NOTE 2 - SUMMARY OF SIGNIFICANT ACCOUNTING POLICIES

    Basis of Accounting
 
    The accompanying financial statements are prepared on the accrual basis of accounting.
 
    Administrative Expenses
 
    The Company bears all costs in connection with the Plan, including administrative and audit fees as well as all fees associated with the issuance of Stock. Administrative expenses related to the Plan amounted to approximately $24,224, $27,287 and $25,588 for the years ended December 31, 2004, 2003 and 2002, respectively.
 
    Estimates
 
    The preparation of financial statements in conformity with accounting principles generally accepted in the United States of America requires management to make estimates and assumptions that affect the reported amounts of assets and liabilities and disclosure of contingent assets and liabilities at the date of the financial statements and the reported amounts of additions and deductions during the reporting period. Since actual results could differ from those estimates, management revises its estimates and assumptions as better or new information becomes available.

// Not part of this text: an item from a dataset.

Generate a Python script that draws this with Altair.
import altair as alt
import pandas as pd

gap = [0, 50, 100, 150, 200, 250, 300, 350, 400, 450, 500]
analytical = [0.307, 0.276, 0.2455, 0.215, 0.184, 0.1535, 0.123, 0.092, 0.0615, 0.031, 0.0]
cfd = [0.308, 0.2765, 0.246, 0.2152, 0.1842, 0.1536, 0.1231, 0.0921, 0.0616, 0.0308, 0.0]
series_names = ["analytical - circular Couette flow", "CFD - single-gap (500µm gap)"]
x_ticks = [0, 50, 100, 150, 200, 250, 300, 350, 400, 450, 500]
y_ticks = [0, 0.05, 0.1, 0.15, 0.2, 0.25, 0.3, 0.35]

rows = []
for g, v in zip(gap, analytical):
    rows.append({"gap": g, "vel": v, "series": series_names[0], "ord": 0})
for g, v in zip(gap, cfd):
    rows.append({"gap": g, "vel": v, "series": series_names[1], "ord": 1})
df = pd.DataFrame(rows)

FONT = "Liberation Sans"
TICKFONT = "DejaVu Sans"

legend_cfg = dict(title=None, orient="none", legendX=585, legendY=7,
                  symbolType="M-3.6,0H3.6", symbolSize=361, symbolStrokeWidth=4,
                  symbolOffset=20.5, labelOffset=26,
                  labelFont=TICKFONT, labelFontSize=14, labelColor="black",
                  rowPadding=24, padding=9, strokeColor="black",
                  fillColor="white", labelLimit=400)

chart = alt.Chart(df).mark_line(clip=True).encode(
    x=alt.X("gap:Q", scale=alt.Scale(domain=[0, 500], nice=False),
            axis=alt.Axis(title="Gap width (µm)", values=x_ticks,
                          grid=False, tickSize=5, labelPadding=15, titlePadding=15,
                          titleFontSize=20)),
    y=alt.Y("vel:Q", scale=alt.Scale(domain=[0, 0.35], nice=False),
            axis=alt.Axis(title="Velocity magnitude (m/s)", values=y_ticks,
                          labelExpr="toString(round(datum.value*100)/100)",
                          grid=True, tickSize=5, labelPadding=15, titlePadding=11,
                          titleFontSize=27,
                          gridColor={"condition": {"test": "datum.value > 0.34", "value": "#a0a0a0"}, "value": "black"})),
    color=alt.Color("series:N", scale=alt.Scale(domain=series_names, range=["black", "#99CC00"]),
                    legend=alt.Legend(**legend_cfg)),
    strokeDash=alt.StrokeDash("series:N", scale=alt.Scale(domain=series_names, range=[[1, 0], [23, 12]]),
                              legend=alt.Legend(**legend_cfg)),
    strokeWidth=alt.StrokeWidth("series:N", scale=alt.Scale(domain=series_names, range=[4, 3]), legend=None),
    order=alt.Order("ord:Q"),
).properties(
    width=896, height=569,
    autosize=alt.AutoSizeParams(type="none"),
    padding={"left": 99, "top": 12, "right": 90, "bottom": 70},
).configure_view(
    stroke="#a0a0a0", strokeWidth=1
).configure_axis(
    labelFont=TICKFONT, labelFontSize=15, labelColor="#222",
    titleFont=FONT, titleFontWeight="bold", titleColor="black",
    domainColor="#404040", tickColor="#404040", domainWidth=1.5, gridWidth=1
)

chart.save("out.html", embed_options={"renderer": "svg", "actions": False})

NOTE 3 - INCOME TAX STATUS

    The Plan fulfills the requirements of an “employee stock purchase plan” as defined in Section 423 of the IRC. As such, the Plan is not required to file income tax returns or pay income taxes. Under Section 423, a participating employee will recognize no income, and the Company will be entitled to no deduction, for federal income tax purposes when an employee enrolls in the Plan or when a participant purchases shares of Stock under the Plan.